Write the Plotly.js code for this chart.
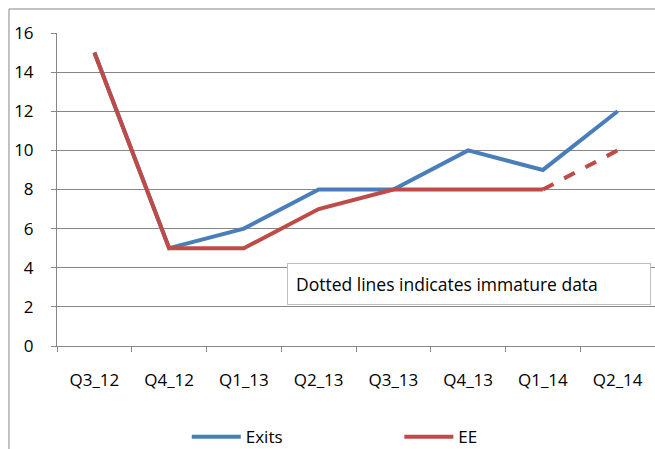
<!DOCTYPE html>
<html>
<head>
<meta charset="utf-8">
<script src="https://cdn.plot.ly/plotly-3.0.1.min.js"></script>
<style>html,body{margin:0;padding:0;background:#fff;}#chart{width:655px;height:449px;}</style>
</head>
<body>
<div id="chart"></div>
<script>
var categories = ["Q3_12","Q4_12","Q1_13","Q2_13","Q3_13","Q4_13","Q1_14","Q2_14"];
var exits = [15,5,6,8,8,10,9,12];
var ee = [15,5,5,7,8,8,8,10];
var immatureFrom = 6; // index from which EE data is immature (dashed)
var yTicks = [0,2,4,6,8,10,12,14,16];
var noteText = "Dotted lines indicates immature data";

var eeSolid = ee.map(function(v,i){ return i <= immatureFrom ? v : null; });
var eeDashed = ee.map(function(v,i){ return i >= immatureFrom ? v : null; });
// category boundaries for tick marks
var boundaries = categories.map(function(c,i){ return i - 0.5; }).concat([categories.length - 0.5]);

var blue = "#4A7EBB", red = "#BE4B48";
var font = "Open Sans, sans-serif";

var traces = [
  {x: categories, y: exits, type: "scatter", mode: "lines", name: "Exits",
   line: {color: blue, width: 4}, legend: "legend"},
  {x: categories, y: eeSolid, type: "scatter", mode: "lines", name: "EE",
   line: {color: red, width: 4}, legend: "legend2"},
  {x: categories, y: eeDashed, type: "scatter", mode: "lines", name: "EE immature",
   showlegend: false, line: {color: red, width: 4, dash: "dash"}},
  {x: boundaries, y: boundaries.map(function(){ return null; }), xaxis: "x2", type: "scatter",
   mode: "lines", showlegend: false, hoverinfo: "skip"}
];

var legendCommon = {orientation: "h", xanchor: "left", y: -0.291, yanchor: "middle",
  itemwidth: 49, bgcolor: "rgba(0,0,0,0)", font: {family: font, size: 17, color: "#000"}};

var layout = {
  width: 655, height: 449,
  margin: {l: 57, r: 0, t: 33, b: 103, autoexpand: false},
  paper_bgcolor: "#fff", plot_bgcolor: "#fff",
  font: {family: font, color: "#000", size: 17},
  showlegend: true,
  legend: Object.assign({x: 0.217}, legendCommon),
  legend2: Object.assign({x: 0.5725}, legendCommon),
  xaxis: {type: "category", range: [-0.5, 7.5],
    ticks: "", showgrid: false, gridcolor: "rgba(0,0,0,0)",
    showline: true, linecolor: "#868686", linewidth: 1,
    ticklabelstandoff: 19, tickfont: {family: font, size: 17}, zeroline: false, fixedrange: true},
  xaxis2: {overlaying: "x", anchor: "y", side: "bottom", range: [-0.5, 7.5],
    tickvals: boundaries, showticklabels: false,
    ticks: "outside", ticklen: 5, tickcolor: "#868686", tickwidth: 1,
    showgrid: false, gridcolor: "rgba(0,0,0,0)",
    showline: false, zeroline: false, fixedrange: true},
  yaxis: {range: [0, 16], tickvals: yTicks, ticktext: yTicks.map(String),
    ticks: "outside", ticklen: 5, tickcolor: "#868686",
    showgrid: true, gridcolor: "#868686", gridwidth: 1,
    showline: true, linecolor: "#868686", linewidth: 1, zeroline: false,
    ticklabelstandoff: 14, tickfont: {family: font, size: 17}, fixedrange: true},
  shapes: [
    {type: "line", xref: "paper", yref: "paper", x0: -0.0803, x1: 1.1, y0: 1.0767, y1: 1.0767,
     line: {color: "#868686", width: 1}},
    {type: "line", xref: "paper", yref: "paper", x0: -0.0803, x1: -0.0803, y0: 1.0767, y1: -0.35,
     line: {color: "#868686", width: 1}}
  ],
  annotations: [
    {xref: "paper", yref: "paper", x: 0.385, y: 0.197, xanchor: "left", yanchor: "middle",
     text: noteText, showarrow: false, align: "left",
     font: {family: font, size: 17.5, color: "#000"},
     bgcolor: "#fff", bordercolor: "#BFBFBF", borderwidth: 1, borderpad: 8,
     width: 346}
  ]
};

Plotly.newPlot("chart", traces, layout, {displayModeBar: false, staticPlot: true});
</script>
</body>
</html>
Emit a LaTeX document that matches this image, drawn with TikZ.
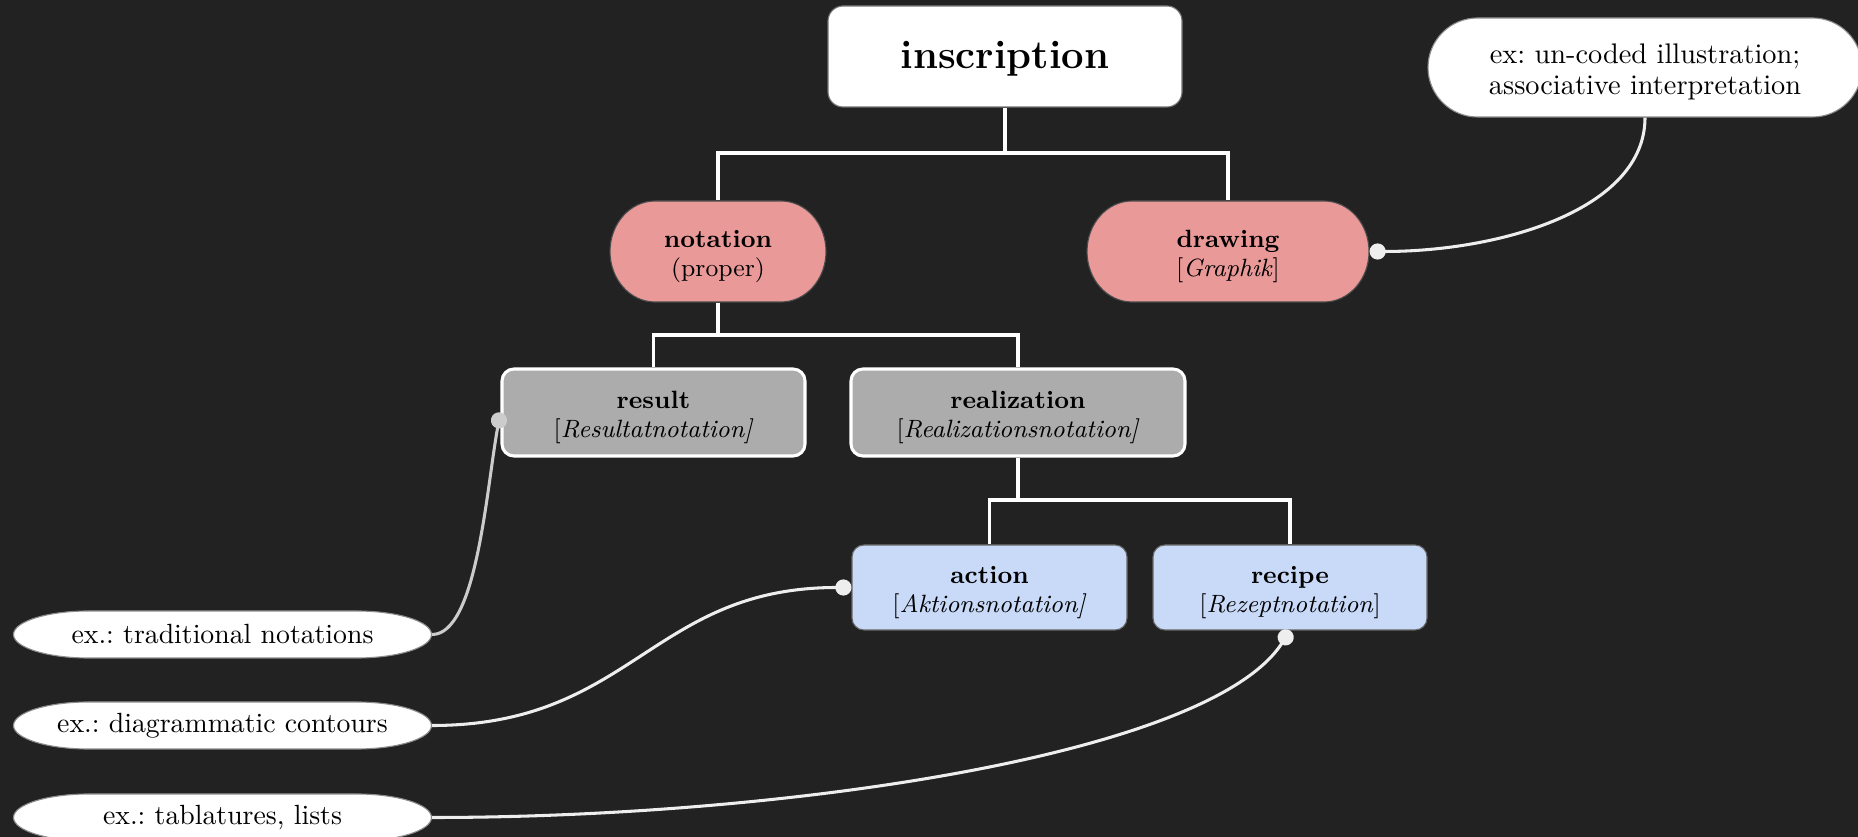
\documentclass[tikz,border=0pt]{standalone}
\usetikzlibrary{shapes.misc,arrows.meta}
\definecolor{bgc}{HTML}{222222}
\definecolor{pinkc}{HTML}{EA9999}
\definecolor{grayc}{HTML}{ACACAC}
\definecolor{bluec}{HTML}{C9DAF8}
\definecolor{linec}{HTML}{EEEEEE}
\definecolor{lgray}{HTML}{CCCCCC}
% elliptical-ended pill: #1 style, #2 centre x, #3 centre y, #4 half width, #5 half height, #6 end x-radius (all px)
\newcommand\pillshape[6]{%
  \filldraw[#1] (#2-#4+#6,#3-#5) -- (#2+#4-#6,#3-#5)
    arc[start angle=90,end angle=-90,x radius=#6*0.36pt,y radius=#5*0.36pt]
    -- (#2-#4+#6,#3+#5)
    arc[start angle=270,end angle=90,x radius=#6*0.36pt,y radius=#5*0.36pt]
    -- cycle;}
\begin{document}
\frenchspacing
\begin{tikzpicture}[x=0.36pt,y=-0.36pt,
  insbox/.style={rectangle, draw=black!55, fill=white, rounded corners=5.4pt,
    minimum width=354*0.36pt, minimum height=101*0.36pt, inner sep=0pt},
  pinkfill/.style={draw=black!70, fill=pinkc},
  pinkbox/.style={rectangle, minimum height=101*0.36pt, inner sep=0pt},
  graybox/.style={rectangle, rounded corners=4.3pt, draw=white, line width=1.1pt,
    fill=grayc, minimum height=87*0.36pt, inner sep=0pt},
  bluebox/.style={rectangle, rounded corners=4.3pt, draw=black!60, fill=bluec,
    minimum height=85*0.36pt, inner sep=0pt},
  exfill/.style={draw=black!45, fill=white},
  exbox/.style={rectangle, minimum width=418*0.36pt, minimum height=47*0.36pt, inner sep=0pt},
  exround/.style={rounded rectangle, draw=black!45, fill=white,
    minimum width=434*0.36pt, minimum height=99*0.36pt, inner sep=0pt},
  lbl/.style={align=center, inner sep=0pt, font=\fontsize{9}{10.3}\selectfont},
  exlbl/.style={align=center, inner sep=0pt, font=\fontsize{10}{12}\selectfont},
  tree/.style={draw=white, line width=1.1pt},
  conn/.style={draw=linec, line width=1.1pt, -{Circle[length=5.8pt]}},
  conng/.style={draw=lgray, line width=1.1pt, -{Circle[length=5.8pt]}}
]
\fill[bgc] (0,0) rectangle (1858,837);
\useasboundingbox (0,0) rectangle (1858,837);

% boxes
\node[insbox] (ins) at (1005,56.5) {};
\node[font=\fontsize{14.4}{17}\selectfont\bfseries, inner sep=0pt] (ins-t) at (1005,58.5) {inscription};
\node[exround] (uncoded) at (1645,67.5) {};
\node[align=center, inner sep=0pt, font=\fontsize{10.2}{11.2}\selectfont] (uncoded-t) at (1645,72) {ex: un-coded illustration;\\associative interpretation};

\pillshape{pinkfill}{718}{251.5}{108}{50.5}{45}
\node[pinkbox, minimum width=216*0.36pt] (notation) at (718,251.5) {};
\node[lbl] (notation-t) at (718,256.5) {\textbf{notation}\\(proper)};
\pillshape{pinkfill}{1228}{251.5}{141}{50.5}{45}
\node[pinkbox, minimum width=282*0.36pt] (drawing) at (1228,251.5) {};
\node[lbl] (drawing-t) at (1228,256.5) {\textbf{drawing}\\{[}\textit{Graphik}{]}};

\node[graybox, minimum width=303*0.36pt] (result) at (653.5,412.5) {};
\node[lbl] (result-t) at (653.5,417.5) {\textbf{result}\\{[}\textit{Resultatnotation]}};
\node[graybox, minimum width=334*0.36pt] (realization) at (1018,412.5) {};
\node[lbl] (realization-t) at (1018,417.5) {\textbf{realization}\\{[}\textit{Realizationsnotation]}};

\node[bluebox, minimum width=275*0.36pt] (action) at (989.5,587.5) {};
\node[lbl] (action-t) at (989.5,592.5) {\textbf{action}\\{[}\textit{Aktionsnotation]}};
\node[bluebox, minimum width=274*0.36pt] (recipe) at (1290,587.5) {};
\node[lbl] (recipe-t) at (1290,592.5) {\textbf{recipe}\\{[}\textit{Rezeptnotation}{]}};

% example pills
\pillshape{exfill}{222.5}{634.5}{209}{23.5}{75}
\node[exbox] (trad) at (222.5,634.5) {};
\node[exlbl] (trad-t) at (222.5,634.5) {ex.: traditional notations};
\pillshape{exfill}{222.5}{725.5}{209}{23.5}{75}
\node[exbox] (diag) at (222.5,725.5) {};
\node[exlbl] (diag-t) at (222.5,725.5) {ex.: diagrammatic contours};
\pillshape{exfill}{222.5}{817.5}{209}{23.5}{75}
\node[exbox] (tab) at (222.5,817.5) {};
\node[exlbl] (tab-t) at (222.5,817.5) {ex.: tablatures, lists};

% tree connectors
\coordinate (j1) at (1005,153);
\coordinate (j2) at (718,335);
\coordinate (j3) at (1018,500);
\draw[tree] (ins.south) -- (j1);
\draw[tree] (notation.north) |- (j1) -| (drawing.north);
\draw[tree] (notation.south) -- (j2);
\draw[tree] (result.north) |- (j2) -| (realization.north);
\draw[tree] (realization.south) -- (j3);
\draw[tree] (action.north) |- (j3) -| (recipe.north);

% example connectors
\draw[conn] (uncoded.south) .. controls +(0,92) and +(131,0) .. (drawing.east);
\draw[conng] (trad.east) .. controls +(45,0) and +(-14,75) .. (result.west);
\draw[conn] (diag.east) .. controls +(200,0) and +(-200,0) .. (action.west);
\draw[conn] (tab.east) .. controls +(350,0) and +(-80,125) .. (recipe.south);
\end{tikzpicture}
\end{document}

● ● ● ● ●

▸ **To do**
Take every line from the data that contains the word "this".

▸ **Task solution**
Write the Plotly.js code for this chart.
Emit a LaTeX document that matches this image, drawn with TikZ.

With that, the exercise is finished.